If the marker is correctly placed, the contestant wins all three prizes, plus the $500 if they have not returned it. If they are incorrect, however, they lose everything.
History and behind the scenesEdit
- The game's original name, "Barker's Marker$", referred to former Price Is Right host Bob Barker. When Barker's Bargain Bar was on hiatus, there were no games currently being played which refer to Barker in name. A third game, the now-retired Trader Bob, was played from 1980 through 1985. The name change after its final playing under Barker on May 23, 2007 (#4003K) was also accompanied by a completely updated game prop (with solid colors where there had previously been pink and purple marbling) for Season 36.
- The origin of the name "Make Your Mark" lies with 1994's syndicated The New Price is Right, on which the game's name was changed for its single appearance (as the show was hosted by Doug Davidson, not Bob Barker). On this version, a sign reading "Make Your Mark" was placed over the "Barker's Marker$" lights. (In a comedy bit that would have possibly been done as a running gag, Doug handed the contestant $100, only to have the producer walk out and remind him it was supposed to be $500.)
- The game's three prizes had a different staging during early playings of the game.

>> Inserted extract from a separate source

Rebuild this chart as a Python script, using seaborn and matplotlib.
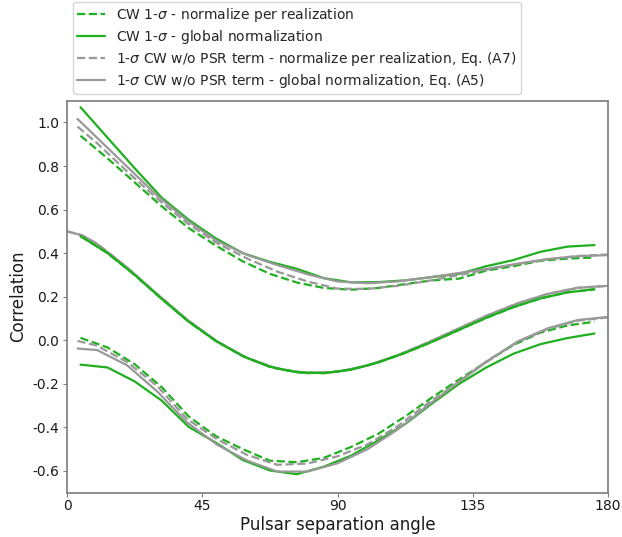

Instead of resting on risers, they were placed on the stage floor and the displays that light up their prices were on individual podiums. The original staging caused confusion when price displays were placed between prizes. The more familiar staging debuted on March 24, 1995 (#9515D).
- Also on the very early playings of the game, the prices lit up on the game. On later playings, the prices exposed underneath the prizes.
- On February 21, 2008 (#4214K), contestants began placing markers themselves rather than verbally choosing a price and the host marking the appropriate selection. It was also the first playing under the new name.
The game was retired after Drew explained the rules incorrectly on its only appearance in Season 37 on October 16, 2008 (#4464K, aired out of order on October 9, 2008), stating that as long as contestant Austin Anderson did not move the third marker, he would win the $500 no matter what. In order to avoid embarrassing Drew, the staff decided on the fly that these would be the game's "new rules" and allowed the playing to proceed. After the taping, the staff decided the game would never be played again.
- On the UK's Bruce's Price Is Right, the game was renamed "Price Tags" (not to be confused with "Five Price Tags").
- The most number of times this game was played in any season was 18.
- From a purely statistical perspective, if the contestant's selection of the markers is assumed to be random, there is a 75 percent chance of winning by switching the marker and a 25 percent chance by leaving it as-is. This is because the placement of the three markers is also effectively a choice of the one wrong price which is left unmarked. Since there are four possible wrong prices, there is only a one-in-four (25 percent) chance that this initial choice is made correctly. In the other three scenarios, the actual wrong price will be left as the option to switch to, making "switch" the correct decision. This analysis is indicative of the Monty Hall problem.
- However, unlike the Monty Hall problem, the contestant in Make Your Mark does not choose randomly from identical doors but rather from four different prices for three prizes. Whether the prices are appropriate for the prizes is a factor in the probability of a choice being correct, and makes the options not equally probable.